- _YOUR INSTRUCTIONS_
Reproduce each line from the records that holds "this".

Entries with chart source code:
----

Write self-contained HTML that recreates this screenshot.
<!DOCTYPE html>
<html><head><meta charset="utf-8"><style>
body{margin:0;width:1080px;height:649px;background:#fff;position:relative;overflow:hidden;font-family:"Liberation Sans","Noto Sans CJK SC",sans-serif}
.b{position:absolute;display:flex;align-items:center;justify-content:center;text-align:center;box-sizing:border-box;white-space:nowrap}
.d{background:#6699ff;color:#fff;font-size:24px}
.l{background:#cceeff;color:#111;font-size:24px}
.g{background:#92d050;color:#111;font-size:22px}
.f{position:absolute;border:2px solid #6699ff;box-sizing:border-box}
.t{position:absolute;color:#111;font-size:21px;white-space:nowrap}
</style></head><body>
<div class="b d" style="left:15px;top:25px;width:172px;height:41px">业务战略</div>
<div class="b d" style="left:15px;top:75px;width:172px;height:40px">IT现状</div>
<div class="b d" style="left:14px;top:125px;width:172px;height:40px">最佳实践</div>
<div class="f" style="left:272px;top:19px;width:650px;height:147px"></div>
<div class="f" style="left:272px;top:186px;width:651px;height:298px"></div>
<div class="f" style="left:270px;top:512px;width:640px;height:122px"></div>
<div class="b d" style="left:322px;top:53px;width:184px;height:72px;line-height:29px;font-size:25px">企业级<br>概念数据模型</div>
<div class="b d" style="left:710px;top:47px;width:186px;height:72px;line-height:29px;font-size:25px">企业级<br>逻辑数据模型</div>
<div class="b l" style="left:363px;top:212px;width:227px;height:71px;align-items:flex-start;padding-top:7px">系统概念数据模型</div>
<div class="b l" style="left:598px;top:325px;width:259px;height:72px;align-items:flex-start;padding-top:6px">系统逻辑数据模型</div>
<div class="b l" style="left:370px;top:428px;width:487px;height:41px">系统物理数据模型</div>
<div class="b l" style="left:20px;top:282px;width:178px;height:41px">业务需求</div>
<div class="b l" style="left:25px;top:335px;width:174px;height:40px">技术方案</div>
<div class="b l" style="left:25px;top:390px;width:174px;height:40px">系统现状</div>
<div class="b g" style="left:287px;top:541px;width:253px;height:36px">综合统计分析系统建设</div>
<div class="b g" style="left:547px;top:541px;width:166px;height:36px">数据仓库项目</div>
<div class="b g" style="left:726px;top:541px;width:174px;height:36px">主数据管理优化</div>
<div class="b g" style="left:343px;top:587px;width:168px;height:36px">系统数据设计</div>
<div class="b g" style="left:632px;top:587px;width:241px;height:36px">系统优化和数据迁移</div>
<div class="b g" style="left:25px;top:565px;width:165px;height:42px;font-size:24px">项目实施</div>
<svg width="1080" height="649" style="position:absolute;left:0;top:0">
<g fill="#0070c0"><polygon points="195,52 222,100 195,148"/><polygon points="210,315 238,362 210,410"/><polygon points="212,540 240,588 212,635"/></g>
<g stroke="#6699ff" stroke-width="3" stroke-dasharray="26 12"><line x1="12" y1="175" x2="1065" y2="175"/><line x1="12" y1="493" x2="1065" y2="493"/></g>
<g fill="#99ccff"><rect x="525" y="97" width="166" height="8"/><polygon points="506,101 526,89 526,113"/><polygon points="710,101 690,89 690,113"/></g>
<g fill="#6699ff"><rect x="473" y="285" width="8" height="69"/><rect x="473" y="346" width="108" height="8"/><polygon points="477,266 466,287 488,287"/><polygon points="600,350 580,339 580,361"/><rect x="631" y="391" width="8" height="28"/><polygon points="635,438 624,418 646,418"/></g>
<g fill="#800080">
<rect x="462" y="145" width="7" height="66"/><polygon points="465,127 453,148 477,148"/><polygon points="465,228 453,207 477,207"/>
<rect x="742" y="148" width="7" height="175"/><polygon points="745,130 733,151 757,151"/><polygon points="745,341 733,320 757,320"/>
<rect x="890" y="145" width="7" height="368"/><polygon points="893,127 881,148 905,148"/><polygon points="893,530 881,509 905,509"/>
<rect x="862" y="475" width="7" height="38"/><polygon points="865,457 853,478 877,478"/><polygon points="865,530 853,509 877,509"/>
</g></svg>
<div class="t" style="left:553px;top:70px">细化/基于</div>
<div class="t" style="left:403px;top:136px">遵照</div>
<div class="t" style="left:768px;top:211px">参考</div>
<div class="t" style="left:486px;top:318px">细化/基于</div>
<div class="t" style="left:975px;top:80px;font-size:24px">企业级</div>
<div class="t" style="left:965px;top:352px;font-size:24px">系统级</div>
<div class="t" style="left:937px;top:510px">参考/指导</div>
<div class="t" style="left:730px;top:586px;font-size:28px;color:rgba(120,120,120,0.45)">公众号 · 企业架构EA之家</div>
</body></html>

----

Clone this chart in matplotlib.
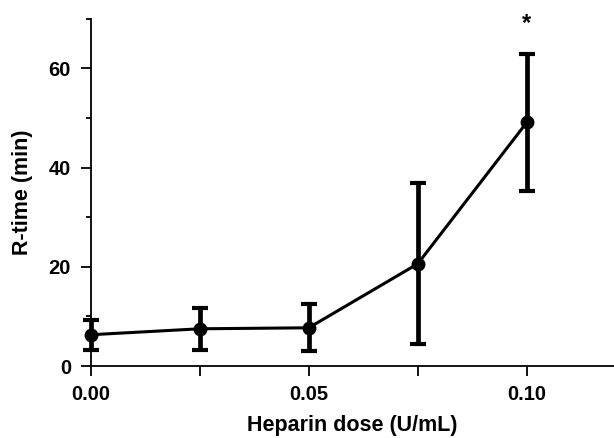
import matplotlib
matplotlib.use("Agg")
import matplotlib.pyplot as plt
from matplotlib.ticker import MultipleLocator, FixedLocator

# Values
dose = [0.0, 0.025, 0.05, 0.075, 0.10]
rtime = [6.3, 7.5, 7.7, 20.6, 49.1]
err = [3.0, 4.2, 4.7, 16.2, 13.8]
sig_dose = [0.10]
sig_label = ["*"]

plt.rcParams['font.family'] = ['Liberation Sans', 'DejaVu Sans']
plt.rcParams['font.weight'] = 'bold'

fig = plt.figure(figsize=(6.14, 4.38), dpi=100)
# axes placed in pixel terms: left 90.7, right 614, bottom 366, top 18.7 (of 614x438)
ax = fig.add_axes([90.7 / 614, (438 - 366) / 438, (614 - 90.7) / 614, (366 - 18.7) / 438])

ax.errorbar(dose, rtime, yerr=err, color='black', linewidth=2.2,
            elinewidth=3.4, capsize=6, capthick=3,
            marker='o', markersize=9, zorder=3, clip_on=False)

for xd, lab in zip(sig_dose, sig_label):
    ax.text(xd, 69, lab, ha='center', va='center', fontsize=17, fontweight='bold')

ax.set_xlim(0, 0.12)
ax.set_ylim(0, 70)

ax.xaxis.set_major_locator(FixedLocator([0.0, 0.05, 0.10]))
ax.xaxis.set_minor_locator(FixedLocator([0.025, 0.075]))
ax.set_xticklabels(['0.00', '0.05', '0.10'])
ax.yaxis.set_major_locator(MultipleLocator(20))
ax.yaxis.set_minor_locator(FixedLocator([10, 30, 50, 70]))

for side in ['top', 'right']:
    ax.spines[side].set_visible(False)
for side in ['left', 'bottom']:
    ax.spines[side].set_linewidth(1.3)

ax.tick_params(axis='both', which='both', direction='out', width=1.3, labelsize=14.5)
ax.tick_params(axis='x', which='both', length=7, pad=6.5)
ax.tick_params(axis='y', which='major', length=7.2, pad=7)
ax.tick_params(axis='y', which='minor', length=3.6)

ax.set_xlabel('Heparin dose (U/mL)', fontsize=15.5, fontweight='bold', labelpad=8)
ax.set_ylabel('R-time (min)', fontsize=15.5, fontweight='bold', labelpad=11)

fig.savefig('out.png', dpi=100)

----

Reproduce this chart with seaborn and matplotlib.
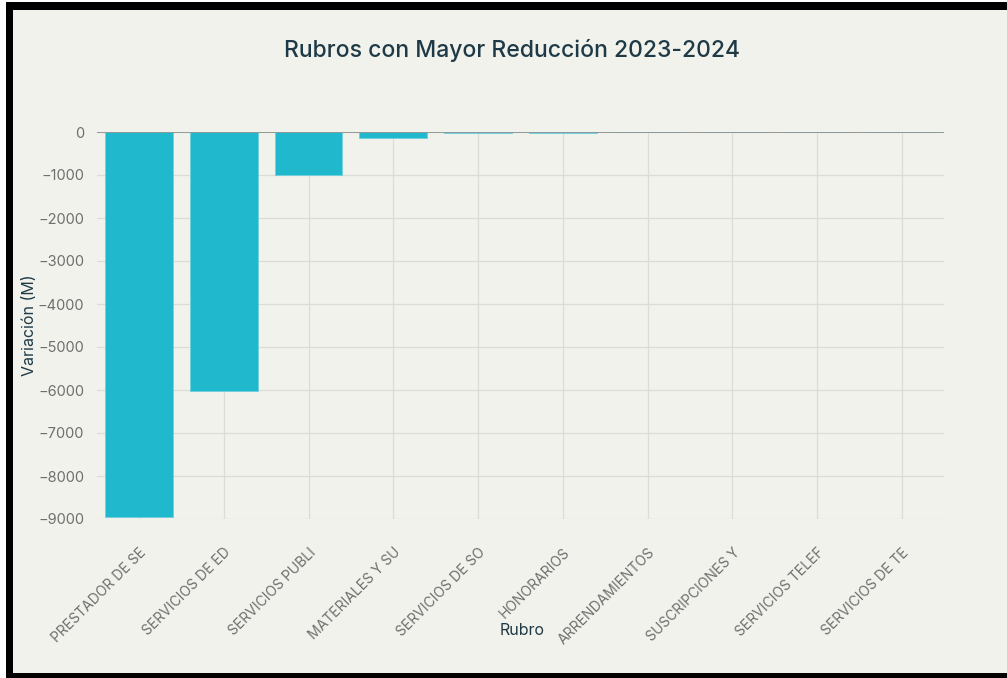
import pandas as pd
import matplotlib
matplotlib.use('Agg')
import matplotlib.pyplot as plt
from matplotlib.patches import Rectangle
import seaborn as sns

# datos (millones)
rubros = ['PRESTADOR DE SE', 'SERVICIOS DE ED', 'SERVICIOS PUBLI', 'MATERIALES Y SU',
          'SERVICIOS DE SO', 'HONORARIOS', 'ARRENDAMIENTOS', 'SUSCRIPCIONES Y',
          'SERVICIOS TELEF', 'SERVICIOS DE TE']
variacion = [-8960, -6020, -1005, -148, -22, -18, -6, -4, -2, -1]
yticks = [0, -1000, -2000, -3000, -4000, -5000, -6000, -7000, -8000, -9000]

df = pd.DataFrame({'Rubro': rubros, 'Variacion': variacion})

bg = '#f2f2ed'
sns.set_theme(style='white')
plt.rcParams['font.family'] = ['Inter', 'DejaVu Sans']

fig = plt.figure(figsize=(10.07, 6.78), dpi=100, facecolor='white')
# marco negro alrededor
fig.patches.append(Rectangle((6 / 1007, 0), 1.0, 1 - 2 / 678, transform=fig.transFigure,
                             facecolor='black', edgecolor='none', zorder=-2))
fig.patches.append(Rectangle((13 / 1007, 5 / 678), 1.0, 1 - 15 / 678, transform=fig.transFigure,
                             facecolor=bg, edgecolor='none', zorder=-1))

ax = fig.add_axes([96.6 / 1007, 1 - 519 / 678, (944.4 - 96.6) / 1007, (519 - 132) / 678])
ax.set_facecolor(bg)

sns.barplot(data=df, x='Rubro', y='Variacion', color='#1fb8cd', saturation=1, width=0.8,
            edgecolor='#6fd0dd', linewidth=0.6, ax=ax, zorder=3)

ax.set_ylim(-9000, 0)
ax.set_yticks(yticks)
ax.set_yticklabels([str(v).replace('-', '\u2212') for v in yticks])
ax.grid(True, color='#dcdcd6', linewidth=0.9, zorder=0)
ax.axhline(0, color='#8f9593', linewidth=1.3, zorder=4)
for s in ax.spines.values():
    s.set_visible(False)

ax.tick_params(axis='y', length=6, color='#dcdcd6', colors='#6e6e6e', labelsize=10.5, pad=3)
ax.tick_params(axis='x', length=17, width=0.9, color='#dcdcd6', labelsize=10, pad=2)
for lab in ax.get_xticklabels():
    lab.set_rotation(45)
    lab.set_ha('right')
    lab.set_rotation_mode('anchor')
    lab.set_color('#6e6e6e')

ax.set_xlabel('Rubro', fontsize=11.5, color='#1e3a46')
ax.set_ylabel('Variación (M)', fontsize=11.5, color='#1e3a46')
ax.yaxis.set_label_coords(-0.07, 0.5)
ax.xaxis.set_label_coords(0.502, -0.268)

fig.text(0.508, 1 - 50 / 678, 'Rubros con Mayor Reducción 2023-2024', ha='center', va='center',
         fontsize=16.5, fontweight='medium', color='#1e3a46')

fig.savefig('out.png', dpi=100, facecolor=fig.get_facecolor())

----

- _OUTPUT OF THE TASK_
Write self-contained HTML that recreates this screenshot.
Clone this chart in matplotlib.
Reproduce this chart with seaborn and matplotlib.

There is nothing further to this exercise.